At 408, the security test can be continued. This can be after a reset of the AUT. During the continued security test, the runtime agent can be used to receive additional information about the AUT as further detailed in FIG. 3. As noted, the additional information can include information about what is being executed at the AUT at a given point. As such, the runtime agent can be used to provide additional information about the internal operations of the AUT. For example, the additional information can be used to find more paths that can add depth to a security audit. Moreover, richer information about the vulnerabilities found can be determined. In some examples, the AUT can be crawled again using the runtime agent to find additional attack surface.

Referring to method 500, agent selection instructions 626 can be executed by at least one processor 610 to determine a framework of the AUT at 502. As noted above, the determination can be based on communications with the AUT and/or analysis of the AUT. The framework can include the type of framework (e.g., .NET, Struts, etc.) and/or a version of the framework.

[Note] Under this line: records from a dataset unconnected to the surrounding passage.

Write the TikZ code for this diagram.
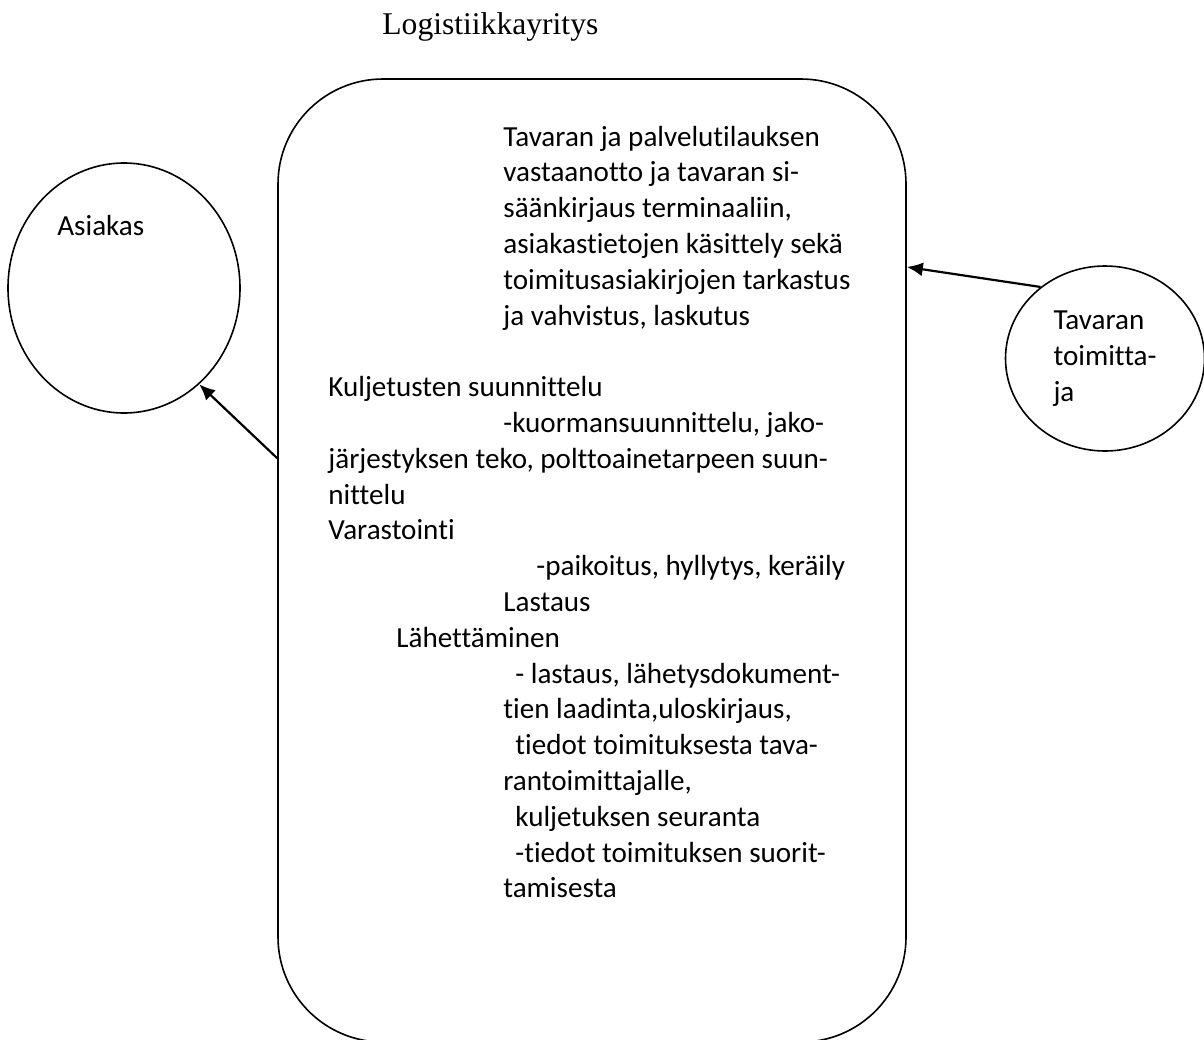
\documentclass[tikz,border=0pt]{standalone}
\usepackage{fontspec}
\setmainfont{Carlito}[Ligatures={NoCommon,NoContextual}]
\newfontfamily\otsikkofont{Liberation Serif}
\newcommand{\tekstifont}{\fontsize{14.55pt}{17.9pt}\selectfont}
\usetikzlibrary{arrows.meta,shapes.geometric}

\tikzset{
  osapuoli/.style={draw,shape=ellipse,line width=0.8pt,inner sep=0pt},
  rivi/.style={anchor=base west,inner sep=0pt,font=\tekstifont},
  virta/.style={draw,line width=1.1pt,-{Latex[length=8pt,width=7pt]}}
}

\begin{document}
\begin{tikzpicture}[x=0.5pt,y=-0.5pt]
\useasboundingbox (0,0) rectangle (1204,1039);
\clip (0,0) rectangle (1204,1039);

\path (382,34) node[anchor=base west,inner sep=0pt,font=\otsikkofont\fontsize{15.8pt}{19pt}\selectfont] (otsikko) {Logistiikkayritys};

\path (592,560.5) node[draw,rectangle,rounded corners=52.5pt,line width=0.8pt,minimum width=314pt,minimum height=481.5pt] (yritys) {};
\path (124,288)   node[osapuoli,minimum width=116pt,minimum height=125pt] (asiakas) {};
\path (1105,358.5) node[osapuoli,minimum width=99.5pt,minimum height=92.5pt,align=left,font=\tekstifont] (toimittaja) {Tavaran\\toimitta-\\ja};
\path (57,235) node[rivi] (asiakasnimi) {Asiakas};

% tehtavat laatikon sisalla
\path (503,146)   node[rivi] (r1)  {Tavaran ja palvelutilauksen};
\path (503,181.8) node[rivi] (r2)  {vastaanotto ja tavaran si-};
\path (503,217.6) node[rivi] (r3)  {säänkirjaus terminaaliin,};
\path (503,253.4) node[rivi] (r4)  {asiakastietojen käsittely sekä};
\path (503,289.2) node[rivi] (r5)  {toimitusasiakirjojen tarkastus};
\path (503,325)   node[rivi] (r6)  {ja vahvistus, laskutus};

\path (328,396.6) node[rivi] (r8)  {Kuljetusten suunnittelu};
\path (503,432.4) node[rivi] (r9)  {-kuormansuunnittelu, jako-};
\path (328,468.2) node[rivi] (r10) {järjestyksen teko, polttoainetarpeen suun-};
\path (328,504)   node[rivi] (r11) {nittelu};
\path (328,539.8) node[rivi] (r12) {Varastointi};
\path (536,575.6) node[rivi] (r13) {-paikoitus, hyllytys, keräily};
\path (503,611.4) node[rivi] (r14) {Lastaus};
\path (396,647.2) node[rivi] (r15) {Lähettäminen};
\path (515,683)   node[rivi] (r16) {- lastaus, lähetysdokument-};
\path (503,718.8) node[rivi] (r17) {tien laadinta,uloskirjaus,};
\path (515,754.6) node[rivi] (r18) {tiedot toimituksesta tava-};
\path (503,790.4) node[rivi] (r19) {rantoimittajalle,};
\path (515,826.2) node[rivi] (r20) {kuljetuksen seuranta};
\path (515,862)   node[rivi] (r21) {-tiedot toimituksen suorit-};
\path (503,897.8) node[rivi] (r22) {tamisesta};

\draw[virta] (toimittaja.132.8) -- (yritys.43);
\draw[virta] (yritys.162.75) -- (asiakas.-52.66);
\end{tikzpicture}
\end{document}
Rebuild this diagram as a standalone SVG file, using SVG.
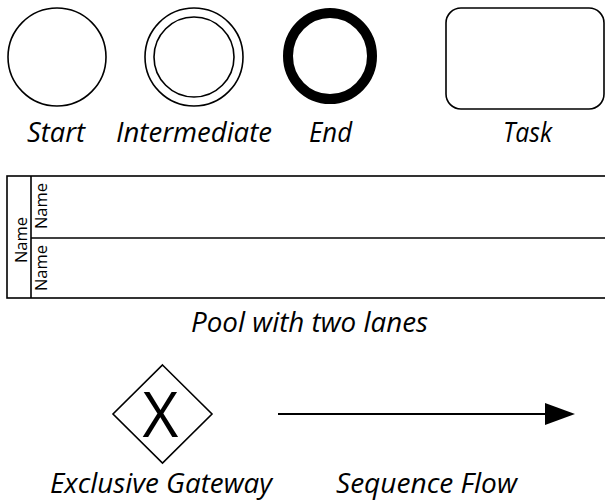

At 504, the computing device can select a runtime agent from a group of runtime agents based on the framework. In one example, a data structure can correlate which runtime agents to use with particular frameworks and/or version numbers. Moreover the data structure and/or another data structure can be used to correlate between a version number of the framework and a configuration (e.g., set of rules) to use for a selected runtime agent. A script used for installing the runtime agent can also be selected based on the framework and/or version number.

At 506, the script can be provided to the AUT to cause download of the runtime agent. As noted, the script can be caused to be executed by the AUT via the vulnerability. As such, the AUT can download the runtime agent. The script can then cause unpacking of the selected runtime agent for install. In certain examples, once the runtime agent is unpacked, the AUT can be restarted to enable the runtime agent. This can be via a restart of the server, a soft reset of the AUT, etc. The runtime agent can then be used by the security test.